Proof. We first assume $\xi = 0$, or equivalently, $B(x) = 1$. Let $g$ be the span of the distribution $(a_n)$, meaning that $g$ is the GCD of all $n$'s for which $a_n \neq 0$. Also, for each $n \geq 0$, define $N_n$ by

$$ N_n = \min \{ k \geq 0 : S_k \geq gn \}, $$

and then define the process $(Y_n)_{n\geq 0}$ by

$$ Y_n = S_{N_n} - gn. $$

Claim. $(Y_n)$ is an irreducible aperiodic Markov chain on $g \mathbb{Z}_{\geq 0}$.

Proof of Claim.

• If $Y_n \geq 1$, then $S_{N_n} > gn$ and hence $N_{n+1} = N_n$. This gives $Y_{n+1} = Y_n - g$.

• Now suppose $Y_n = 0$. Conditioned on this event, we have $S_{N_n} = gn < g(n+1)$, and hence $N_{n+1} = N_n + 1$. Moreover, for each $k \geq 0$, the event $N_n = k$ and $X_{k+1}$ are conditionally independent given $Y_n = 0$. Consequently, $Y_{n+1} = X_{N_n + 1} - g$ is independent of $Y_n$ given $Y_n = 0$ and is identically distributed as $X_1 - g$.

• Since the support of $X_1$ is unbounded, $(Y_n)$ can visit any site of $g\mathbb{Z}_{\geq 0}$. Clearly, $(Y_n)$ is irreducible by its design.
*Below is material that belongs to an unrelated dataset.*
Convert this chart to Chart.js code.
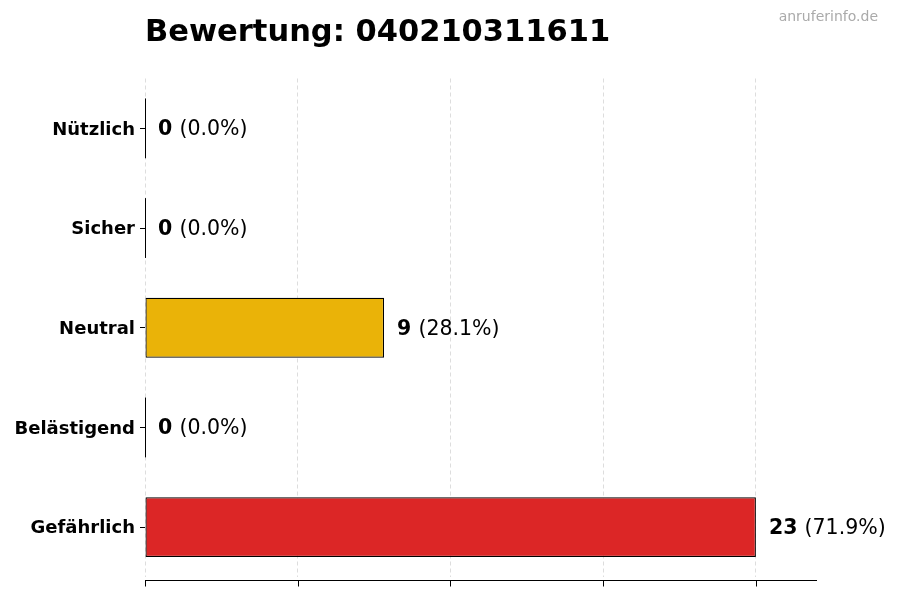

Moreover, by our choice of $g$, $(Y_n)$ is aperiodic.

Now the key observation is the following equality:

$$ u_{gn} = \mathbb{P}(Y_n = 0). $$

A standard result in Markov chains shows that $\mathbb{P}(Y_n = 0) \to \frac{1}{\mathbb{E}[X_1]} = 0$ as $n \to \infty$. Since $u_n = 0$ for $g \nmid n$, it therefore follows that $u_n \to 0$ as $n \to \infty$.

For the general distribution $\xi$, the relation

$$ u_n = \sum_{k=0}^{n} b_k \mathbb{P}(X_1 + \cdots + X_j = n-k \text{ for some } j \geq 0) $$

can be used to show that we still have $u_n \to 0$ as $n \to \infty$.